Scenario C: The One-Off Emergency (and a Sump Pump Surprise)

This is my wheelhouse. You get a call on a Thursday—a retaining wall collapsed. You need a dozer or an excavator to clear the slide and a sump pump to manage the groundwater tomorrow morning. Normal rental lead time is 7 days. You’ve got 18 hours.

The panic move: Call the nearest rental yard, promise anything, get a price.

The smarter move: Keep a rotating list of 3 vendors with rush capabilities. Establish a “first right of refusal” relationship. I pay a $200 annual retainer to one vendor just to hold a used dozer for my priority jobs. It saved me last year when a site flooded and I needed a pump and a dozer within 6 hours.

If you’re looking at a Volvo lease for an emergency backup? Not the right tool. Emergency equipment acquisition should be rentals (not leases) from a dealer with stocking branches. Call the local Volvo dealer—ask about emergency rental programs. In January 2024, a client got a Volvo EC480 delivered to a site in 48 hours because they had a pre-existing emergency contract. That contract cost $1,000/year. The alternative was missing a $45,000 penalty clause in their contract.

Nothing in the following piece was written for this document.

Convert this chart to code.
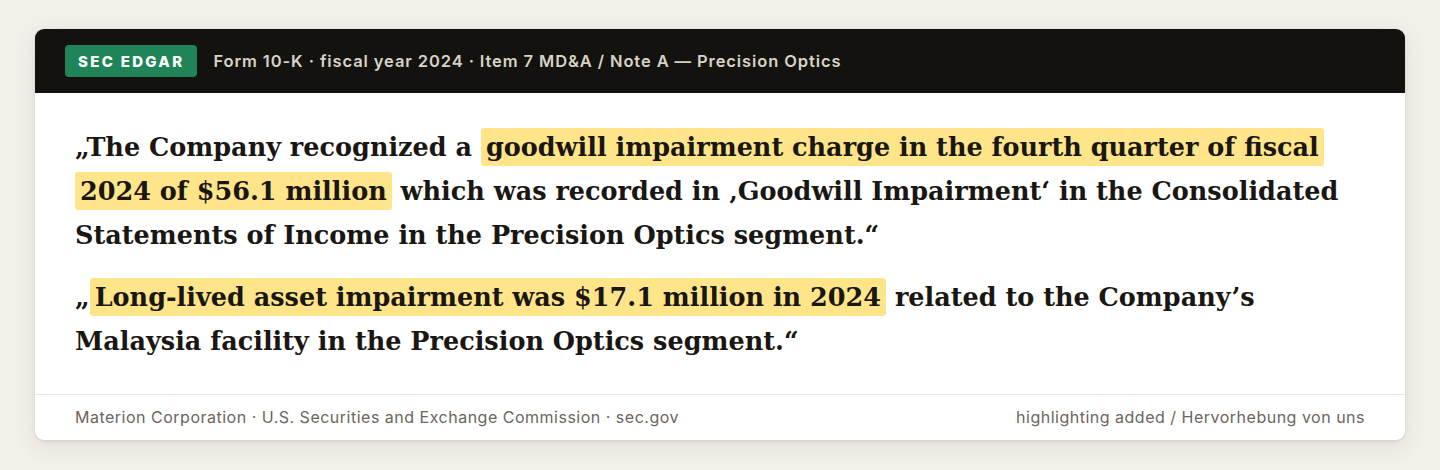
<!DOCTYPE html>
<html>
<head>
<meta charset="utf-8">
<script src="https://cdn.jsdelivr.net/npm/chart.js@4"></script>
<style>
html,body{margin:0;padding:0;}
body{width:1440px;height:470px;background:#f3f0ea;font-family:Inter,"Noto Sans",sans-serif;overflow:hidden;}
.card{position:absolute;left:35px;top:29px;width:1370px;height:411px;background:#fff;border-radius:9px;overflow:hidden;
  box-shadow:0 6px 22px rgba(60,50,30,0.10),0 1px 3px rgba(60,50,30,0.12);}
.head{height:64px;background:#14120e;display:flex;align-items:center;}
.badge{margin-left:30px;height:32px;padding:0 13px;background:#1f8558;border-radius:4px;color:#fff;font-weight:800;font-size:15px;letter-spacing:2.3px;display:flex;align-items:center;}
.src{margin-left:16px;color:#d8d2c6;font-weight:600;font-size:16.5px;letter-spacing:0.9px;}
.body{position:absolute;left:40px;top:63px;width:1320px;font-family:"DejaVu Serif",serif;font-weight:700;font-size:25.5px;color:#1a1713;line-height:44px;}
.p{margin:0;white-space:nowrap;}
.p1{padding-top:33px;}
.p2{margin-top:18px;}
.hl{background:#ffe58a;padding:4px 5px 4px 5px;-webkit-box-decoration-break:clone;box-decoration-break:clone;border-radius:3px;}
.rule{position:absolute;left:0;right:0;top:365px;height:1px;background:#ece6da;}
.foot{position:absolute;left:40px;right:40px;top:378px;display:flex;justify-content:space-between;color:#6b655c;font-size:16px;letter-spacing:0.5px;}
canvas{display:none;}
</style>
</head>
<body>
<div class="card">
  <div class="head"><div class="badge" id="badge"></div><div class="src" id="src"></div></div>
  <div class="body" id="body"></div>
  <div class="rule"></div>
  <div class="foot"><span id="fl"></span><span id="fr"></span></div>
</div>
<canvas id="c"></canvas>
<script>
const badgeText = "SEC EDGAR";
const sourceText = "Form 10-K · fiscal year 2024 · Item 7 MD&A / Note A — Precision Optics";
const footLeft = "Materion Corporation · U.S. Securities and Exchange Commission · sec.gov";
const footRight = "highlighting added / Hervorhebung von uns";
// each paragraph: list of lines; each line: list of [text, highlighted]
const para1 = [
  [["„The Company recognized a ", false], ["goodwill impairment charge in the fourth quarter of fiscal", true]],
  [["2024 of $56.1 million", true], [" which was recorded in ‚Goodwill Impairment‘ in the Consolidated", false]],
  [["Statements of Income in the Precision Optics segment.“", false]]
];
const para2 = [
  [["„", false], ["Long-lived asset impairment was $17.1 million in 2024", true], [" related to the Company’s", false]],
  [["Malaysia facility in the Precision Optics segment.“", false]]
];
document.getElementById('badge').textContent = badgeText;
document.getElementById('src').textContent = sourceText;
document.getElementById('fl').textContent = footLeft;
document.getElementById('fr').textContent = footRight;
function build(lines, cls){
  const p = document.createElement('p'); p.className = 'p ' + cls;
  lines.forEach((line, i) => {
    const ld = document.createElement('div');
    line.forEach(([t, h]) => {
      const s = document.createElement('span');
      if (h) s.className = 'hl';
      s.textContent = t; ld.appendChild(s);
    });
    p.appendChild(ld);
  });
  return p;
}
const body = document.getElementById('body');
body.appendChild(build(para1, 'p1'));
body.appendChild(build(para2, 'p2'));
</script>
</body>
</html>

And about sump pumps: don’t buy cheap plastic ones for a construction site. Cast-iron, 1/2 HP minimum, with a float switch. I learned that after a cheap pump failed on a Friday night—cost us a full weekend of labor pumping manually. (Source: industry-standard advice from pump manufacturers; verify specs per your DEWATERING plan.)

How to Know Which Scenario Is Yours

Take a 10-minute assessment:

  1. How many hours will you use it per month? Under 80 hours? Leasing or renting. Over 160 hours? Buying or long-term lease (≥36 months).
  2. What is the penalty for equipment downtime? If missing 2 days costs you >$10k in delay fees? Buy or lease a premium brand (Volvo, Cat) with priority parts service. If downtime is manageable? Any mid-tier brand is fine.
  3. Do you have a guaranteed second project? Yes? Lock into a lease. No? Rent.

Here’s a truth I’ve learned: the worst equipment decision is the one you make under pressure. Pre-decide. Pre-establish vendor relationships. Have a backup for your backup. In my experience, that 30-minute planning call saved more money than a whole career of haggling on lease rates.

“I’d rather spend an hour understanding my needs than lose a week fixing a wrong decision.” — that’s my motto. An informed customer asks better questions and makes faster decisions.

Prices quoted are based on market averages from January 2025; verify current rates with your local dealer.